When it comes to the next pope, American Catholics generally want to see more modernity, says Robert Jones, CEO of the Public Religion Research Institute.
"About 4 in 10 say the church should preserve its traditional beliefs and practice," Jones tells NPR's Jacki Lyden. "But a majority 53 percent says the church should either adjust its traditional beliefs and practices in light of new circumstances or adopt modern beliefs and practices."
Mary Elizabeth Williams, a writer for Salon.com and a self-described liberal feminist, says she won't be leaving her Catholic faith, despite differing with the church's leadership. Williams wrote about her conviction in a Salon article this month titled "No Matter What I'm Still Catholic."
"There's this idea that Catholics have to toe the line. But the great example I get from Christ is to make trouble and ask questions," she says. "That to me is the ultimate manifestation of Catholicism."
Although other American-born Catholics are leaving the faith, immigrants are keeping the numbers up.
"Catholics have lost the most adherents of any religious group, but they're been buoyed on the other hand by immigration because a great number of immigrants to the country are Hispanic and are Catholic," says Jones of the Public Religion Research Institute. "So the net of that dynamic is effectively zero, but it hides, I think, a lot of volatility underneath the surface."
A New Focus?
North America is home to about 8 percent of the world's Catholics. So when the College of Cardinals meets to elect the next pope, its members will grapple with a church that increasingly resonates in the Southern Hemisphere.
"Back in 1910, nearly two-thirds of all Catholics resided in Europe, now today, that number has dropped to only 24 percent," Jones says. "The largest single block of Catholics is in Latin America and the Caribbean, so we have a very different center of gravity just geographically speaking and ethnically speaking than we've ever had."
But of the 100-plus Cardinal electors meeting in Rome, more than half are from Europe. The average age is 72, but they cannot be older than 80, by Vatican decree.
Cardinal Theodore McCarrick, 82, was one of the cardinals who elected the current pope, but he won't be a part of selecting the next one because of his age.
"We cannot be unaware of the changing face of the church," he says.
McCarrick says the next pope will have to be aware of the church's needs in South America.
"We constantly have to bring ourselves up to date. Not changing our doctrine, because that comes to us from the Lord," he says. "But changing in a certain sense the emphasis that we must put on some things rather than others."
Catholicism In Africa
Jacques Bahati hails from the Democratic Republic of Congo and a long line of Catholics. He's also a policy analyst with the Africa Faith and Justice Network, a Catholic advocacy group.

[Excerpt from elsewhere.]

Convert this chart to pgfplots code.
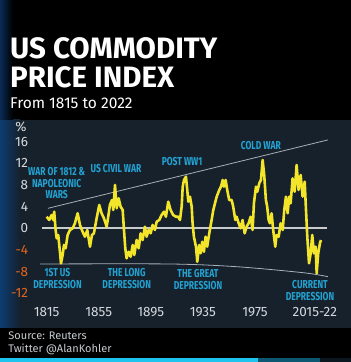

Bahati says Catholicism has taken firm root in his home country because Rome let parishes adapt the traditional Mass to their own cultural preferences.
"Over there at home, we like to drum, we like to sing, we like the people to be engaged in many ways during mass," he says.
Nigerian Aniedi Okure, executive director of Africa Faith and Justice Network, says religion and life "dovetail into each other" in Africa.
"So religion punctuates most of the things people do," he says, adding, "It becomes something that is a central part of their life, something that informs what they do morning, noon and evening."